**Given task**: All the data must come back unchanged, except that pictures are left out.

**Input data**:
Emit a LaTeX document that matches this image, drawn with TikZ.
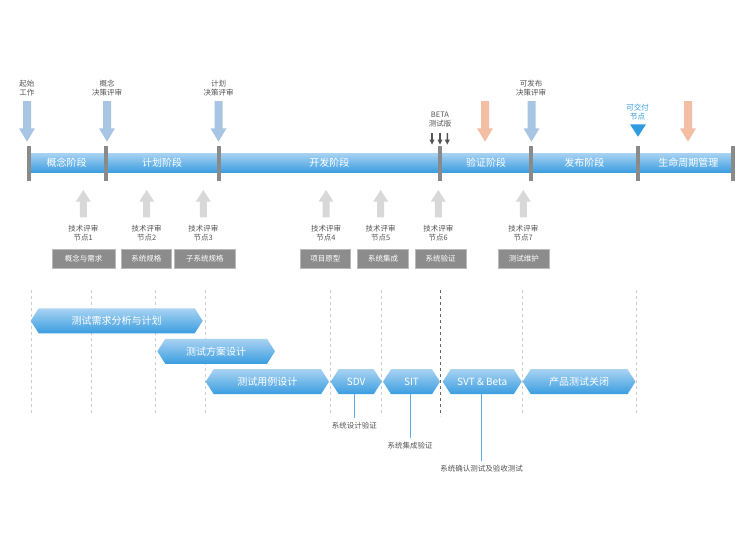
\documentclass[tikz,border=0pt]{standalone}
\usepackage{fontspec}
\setmainfont{Noto Sans CJK SC}
\pgfdeclarelayer{bg}\pgfsetlayers{bg,main}
\definecolor{barTop}{HTML}{A9D3F2}
\definecolor{barBot}{HTML}{3A9DE0}
\definecolor{sepGray}{HTML}{8A8A8A}
\definecolor{arrBlue}{HTML}{A8C6E4}
\definecolor{arrSalmon}{HTML}{F3BEA3}
\definecolor{arrGray}{HTML}{D8D8D8}
\definecolor{txtGray}{HTML}{555555}
\definecolor{boxGray}{HTML}{8C8C8C}
\definecolor{delivBlue}{HTML}{2F9BE0}
\definecolor{lineBlue}{HTML}{5AADE8}
\definecolor{dashGray}{HTML}{CCCCCC}
\definecolor{dashDark}{HTML}{666666}
\tikzset{
 lbl/.style={font=\fontsize{7.5}{9}\selectfont, text=txtGray, align=center, inner sep=0pt},
 sublbl/.style={lbl, inner sep=4pt},
 phase/.style={font=\fontsize{10}{12}\selectfont, text=white, inner sep=0pt},
 sepbar/.style={fill=sepGray, minimum width=4, minimum height=35, inner sep=0, outer sep=0, draw=none},
 graybox/.style={fill=boxGray, draw=boxGray!60, line width=0.5, text=white, font=\fontsize{7.5}{9}\selectfont, minimum height=19, inner sep=0, outer sep=0},
 hexnode/.style={text=white, font=\fontsize{10}{12}\selectfont, minimum height=25, inner sep=0, outer sep=0},
 hexshade/.style={top color=barTop, bottom color=barBot, draw=none},
 vdash/.style={dashGray, line width=0.6, dash pattern=on 3pt off 3pt},
 vdashdark/.style={dashDark, line width=0.6, dash pattern=on 3pt off 3pt},
 conn/.style={lineBlue, line width=1},
}
% x, ytail, ytip, ybase, shaft half, head half, colour
\newcommand\blockarrow[7]{\fill[#7] (#1-#5,#2) -- (#1+#5,#2) -- (#1+#5,#4) -- (#1+#6,#4) -- (#1,#3) -- (#1-#6,#4) -- (#1-#5,#4) -- cycle;}
% name, x1, x2, yc, text
\newcommand\hexbar[5]{%
 \node[hexnode, minimum width=#3-#2] (#1) at ({(#2+#3)/2},#4) {#5};
 \begin{pgfonlayer}{bg}
 \shade[hexshade] (#1.west) -- ([xshift=8pt]#1.north west) -- ([xshift=-8pt]#1.north east) -- (#1.east) -- ([xshift=-8pt]#1.south east) -- ([xshift=8pt]#1.south west) -- cycle;
 \end{pgfonlayer}}
\begin{document}
\begin{tikzpicture}[x=1pt,y=-1pt]
\useasboundingbox (0,0) rectangle (750,533);
\begin{pgfonlayer}{bg}
 \fill[white] (0,0) rectangle (750,533);
 \foreach \xx in {31,91.5,155,205.7,330.7,381,522.7,636.5}
   \draw[vdash] (\xx,290) -- (\xx,416);
 \draw[vdashdark] (440.5,290) -- (440.5,416);
\end{pgfonlayer}

% phase bar
\shade[hexshade] (30.7,153) rectangle (731,172.5);
\foreach \xx/\nm in {28.7/s1,106.3/s2,218.7/s3,440.3/s4,531.2/s5,638.3/s6,732.7/s7}
  \node[sepbar] (\nm) at (\xx,163.5) {};
\node[phase] (p1) at (66.7,163) {概念阶段};
\node[phase] (p2) at (162,163) {计划阶段};
\node[phase] (p3) at (329.3,163) {开发阶段};
\node[phase] (p4) at (486,163) {验证阶段};
\node[phase] (p5) at (584.3,163) {发布阶段};
\node[phase] (p6) at (688.3,163) {生命周期管理};

% top labels and arrows
\node[lbl] (t1) at (27,88.5) {起始\\工作};
\node[lbl] (t2) at (107,88.5) {概念\\决策评审};
\node[lbl] (t3) at (218.5,88.5) {计划\\决策评审};
\node[lbl] (t5) at (531,88.5) {可发布\\决策评审};
\node[lbl] (t4) at (440,119.7) {BETA\\测试版};
\node[lbl, text=delivBlue] (t6) at (637.5,112.2) {可交付\\节点};
\blockarrow{27}{101}{141.7}{128.3}{4}{8}{arrBlue}
\blockarrow{107}{101}{141.7}{128.3}{4}{8}{arrBlue}
\blockarrow{218.5}{101}{141.7}{128.3}{4}{8}{arrBlue}
\blockarrow{531.5}{101}{141.7}{128.3}{4}{8}{arrBlue}
\blockarrow{485}{101}{141.7}{128.3}{4}{8}{arrSalmon}
\blockarrow{688}{101}{141.7}{128.3}{4}{8}{arrSalmon}
\blockarrow{432}{133}{144.5}{139.5}{0.8}{2.6}{txtGray}
\blockarrow{440}{133}{144.5}{139.5}{0.8}{2.6}{txtGray}
\blockarrow{447.3}{133}{144.5}{139.5}{0.8}{2.6}{txtGray}
\fill[delivBlue] (630,124.3) -- (646,124.3) -- (638,136.7) -- cycle;

% review arrows, labels and boxes
\foreach \xx/\k in {83.3/1,146.7/2,203.3/3,326/4,380.7/5,438.3/6,523.3/7}{
  \blockarrow{\xx}{217.3}{190}{201.7}{3.5}{7.5}{arrGray}
  \node[lbl] (r\k) at (\xx,233.5) {技术评审\\节点\k};
}
\node[graybox, minimum width=63.5] (b1) at (83.5,258.8) {概念与需求};
\node[graybox, minimum width=50.7] (b2) at (146.3,258.8) {系统规格};
\node[graybox, minimum width=61.7] (b3) at (204.8,258.8) {子系统规格};
\node[graybox, minimum width=50.7] (b4) at (325.3,258.8) {项目原型};
\node[graybox, minimum width=50.7] (b5) at (383,258.8) {系统集成};
\node[graybox, minimum width=51] (b6) at (440.5,258.8) {系统验证};
\node[graybox, minimum width=51] (b7) at (523.8,258.8) {测试维护};

% test activities
\hexbar{h1}{30.7}{202.7}{320.8}{测试需求分析与计划}
\hexbar{h2}{157.3}{275}{351.3}{测试方案设计}
\hexbar{h3}{205.7}{329}{381.7}{测试用例设计}
\hexbar{sdv}{330.7}{381.7}{381.7}{SDV}
\hexbar{sit}{383}{440}{381.7}{SIT}
\hexbar{svt}{442.7}{521.7}{381.7}{SVT \& Beta}
\hexbar{h7}{522.7}{635.5}{381.7}{产品测试关闭}

\node[sublbl] (sdvl) at (354.3,425.7) {系统设计验证};
\node[sublbl] (sitl) at (410,445.7) {系统集成验证};
\node[sublbl] (svtl) at (481.7,469) {系统确认测试及验收测试};
\draw[conn] (sdv.south -| sdvl.north) -- (sdvl.north);
\draw[conn] (sit.south -| sitl.north) -- (sitl.north);
\draw[conn] (svt.south -| svtl.north) -- (svtl.north);
\end{tikzpicture}
\end{document}
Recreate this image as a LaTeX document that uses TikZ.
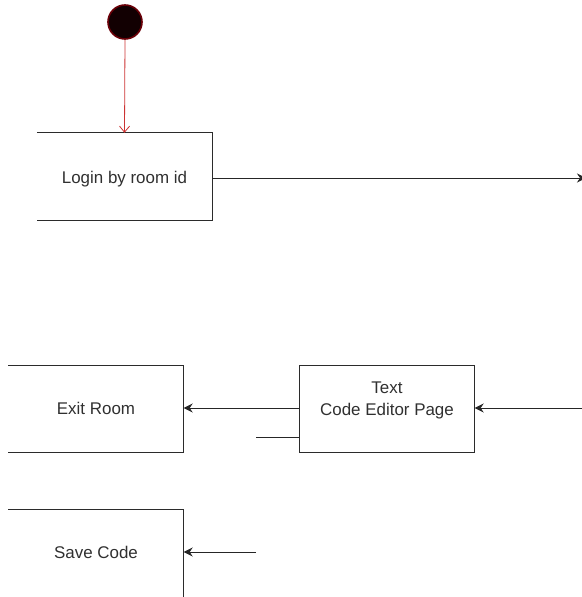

**Task result**:
Emit a LaTeX document that matches this image, drawn with TikZ.
\documentclass[tikz,border=0pt]{standalone}
\usepackage{fontspec}
\setmainfont{Noto Sans CJK SC}
\pgfdeclarelayer{bg}\pgfsetlayers{bg,main}
\definecolor{barTop}{HTML}{A9D3F2}
\definecolor{barBot}{HTML}{3A9DE0}
\definecolor{sepGray}{HTML}{8A8A8A}
\definecolor{arrBlue}{HTML}{A8C6E4}
\definecolor{arrSalmon}{HTML}{F3BEA3}
\definecolor{arrGray}{HTML}{D8D8D8}
\definecolor{txtGray}{HTML}{555555}
\definecolor{boxGray}{HTML}{8C8C8C}
\definecolor{delivBlue}{HTML}{2F9BE0}
\definecolor{lineBlue}{HTML}{5AADE8}
\definecolor{dashGray}{HTML}{CCCCCC}
\definecolor{dashDark}{HTML}{666666}
\tikzset{
 lbl/.style={font=\fontsize{7.5}{9}\selectfont, text=txtGray, align=center, inner sep=0pt},
 sublbl/.style={lbl, inner sep=4pt},
 phase/.style={font=\fontsize{10}{12}\selectfont, text=white, inner sep=0pt},
 sepbar/.style={fill=sepGray, minimum width=4, minimum height=35, inner sep=0, outer sep=0, draw=none},
 graybox/.style={fill=boxGray, draw=boxGray!60, line width=0.5, text=white, font=\fontsize{7.5}{9}\selectfont, minimum height=19, inner sep=0, outer sep=0},
 hexnode/.style={text=white, font=\fontsize{10}{12}\selectfont, minimum height=25, inner sep=0, outer sep=0},
 hexshade/.style={top color=barTop, bottom color=barBot, draw=none},
 vdash/.style={dashGray, line width=0.6, dash pattern=on 3pt off 3pt},
 vdashdark/.style={dashDark, line width=0.6, dash pattern=on 3pt off 3pt},
 conn/.style={lineBlue, line width=1},
}
% x, ytail, ytip, ybase, shaft half, head half, colour
\newcommand\blockarrow[7]{\fill[#7] (#1-#5,#2) -- (#1+#5,#2) -- (#1+#5,#4) -- (#1+#6,#4) -- (#1,#3) -- (#1-#6,#4) -- (#1-#5,#4) -- cycle;}
% name, x1, x2, yc, text
\newcommand\hexbar[5]{%
 \node[hexnode, minimum width=#3-#2] (#1) at ({(#2+#3)/2},#4) {#5};
 \begin{pgfonlayer}{bg}
 \shade[hexshade] (#1.west) -- ([xshift=8pt]#1.north west) -- ([xshift=-8pt]#1.north east) -- (#1.east) -- ([xshift=-8pt]#1.south east) -- ([xshift=8pt]#1.south west) -- cycle;
 \end{pgfonlayer}}
\begin{document}
\begin{tikzpicture}[x=1pt,y=-1pt]
\useasboundingbox (0,0) rectangle (750,533);
\begin{pgfonlayer}{bg}
 \fill[white] (0,0) rectangle (750,533);
 \foreach \xx in {31,91.5,155,205.7,330.7,381,522.7,636.5}
   \draw[vdash] (\xx,290) -- (\xx,416);
 \draw[vdashdark] (440.5,290) -- (440.5,416);
\end{pgfonlayer}

% phase bar
\shade[hexshade] (30.7,153) rectangle (731,172.5);
\foreach \xx/\nm in {28.7/s1,106.3/s2,218.7/s3,440.3/s4,531.2/s5,638.3/s6,732.7/s7}
  \node[sepbar] (\nm) at (\xx,163.5) {};
\node[phase] (p1) at (66.7,163) {概念阶段};
\node[phase] (p2) at (162,163) {计划阶段};
\node[phase] (p3) at (329.3,163) {开发阶段};
\node[phase] (p4) at (486,163) {验证阶段};
\node[phase] (p5) at (584.3,163) {发布阶段};
\node[phase] (p6) at (688.3,163) {生命周期管理};

% top labels and arrows
\node[lbl] (t1) at (27,88.5) {起始\\工作};
\node[lbl] (t2) at (107,88.5) {概念\\决策评审};
\node[lbl] (t3) at (218.5,88.5) {计划\\决策评审};
\node[lbl] (t5) at (531,88.5) {可发布\\决策评审};
\node[lbl] (t4) at (440,119.7) {BETA\\测试版};
\node[lbl, text=delivBlue] (t6) at (637.5,112.2) {可交付\\节点};
\blockarrow{27}{101}{141.7}{128.3}{4}{8}{arrBlue}
\blockarrow{107}{101}{141.7}{128.3}{4}{8}{arrBlue}
\blockarrow{218.5}{101}{141.7}{128.3}{4}{8}{arrBlue}
\blockarrow{531.5}{101}{141.7}{128.3}{4}{8}{arrBlue}
\blockarrow{485}{101}{141.7}{128.3}{4}{8}{arrSalmon}
\blockarrow{688}{101}{141.7}{128.3}{4}{8}{arrSalmon}
\blockarrow{432}{133}{144.5}{139.5}{0.8}{2.6}{txtGray}
\blockarrow{440}{133}{144.5}{139.5}{0.8}{2.6}{txtGray}
\blockarrow{447.3}{133}{144.5}{139.5}{0.8}{2.6}{txtGray}
\fill[delivBlue] (630,124.3) -- (646,124.3) -- (638,136.7) -- cycle;

% review arrows, labels and boxes
\foreach \xx/\k in {83.3/1,146.7/2,203.3/3,326/4,380.7/5,438.3/6,523.3/7}{
  \blockarrow{\xx}{217.3}{190}{201.7}{3.5}{7.5}{arrGray}
  \node[lbl] (r\k) at (\xx,233.5) {技术评审\\节点\k};
}
\node[graybox, minimum width=63.5] (b1) at (83.5,258.8) {概念与需求};
\node[graybox, minimum width=50.7] (b2) at (146.3,258.8) {系统规格};
\node[graybox, minimum width=61.7] (b3) at (204.8,258.8) {子系统规格};
\node[graybox, minimum width=50.7] (b4) at (325.3,258.8) {项目原型};
\node[graybox, minimum width=50.7] (b5) at (383,258.8) {系统集成};
\node[graybox, minimum width=51] (b6) at (440.5,258.8) {系统验证};
\node[graybox, minimum width=51] (b7) at (523.8,258.8) {测试维护};

% test activities
\hexbar{h1}{30.7}{202.7}{320.8}{测试需求分析与计划}
\hexbar{h2}{157.3}{275}{351.3}{测试方案设计}
\hexbar{h3}{205.7}{329}{381.7}{测试用例设计}
\hexbar{sdv}{330.7}{381.7}{381.7}{SDV}
\hexbar{sit}{383}{440}{381.7}{SIT}
\hexbar{svt}{442.7}{521.7}{381.7}{SVT \& Beta}
\hexbar{h7}{522.7}{635.5}{381.7}{产品测试关闭}

\node[sublbl] (sdvl) at (354.3,425.7) {系统设计验证};
\node[sublbl] (sitl) at (410,445.7) {系统集成验证};
\node[sublbl] (svtl) at (481.7,469) {系统确认测试及验收测试};
\draw[conn] (sdv.south -| sdvl.north) -- (sdvl.north);
\draw[conn] (sit.south -| sitl.north) -- (sitl.north);
\draw[conn] (svt.south -| svtl.north) -- (svtl.north);
\end{tikzpicture}
\end{document}
Recreate this image as a LaTeX document that uses TikZ.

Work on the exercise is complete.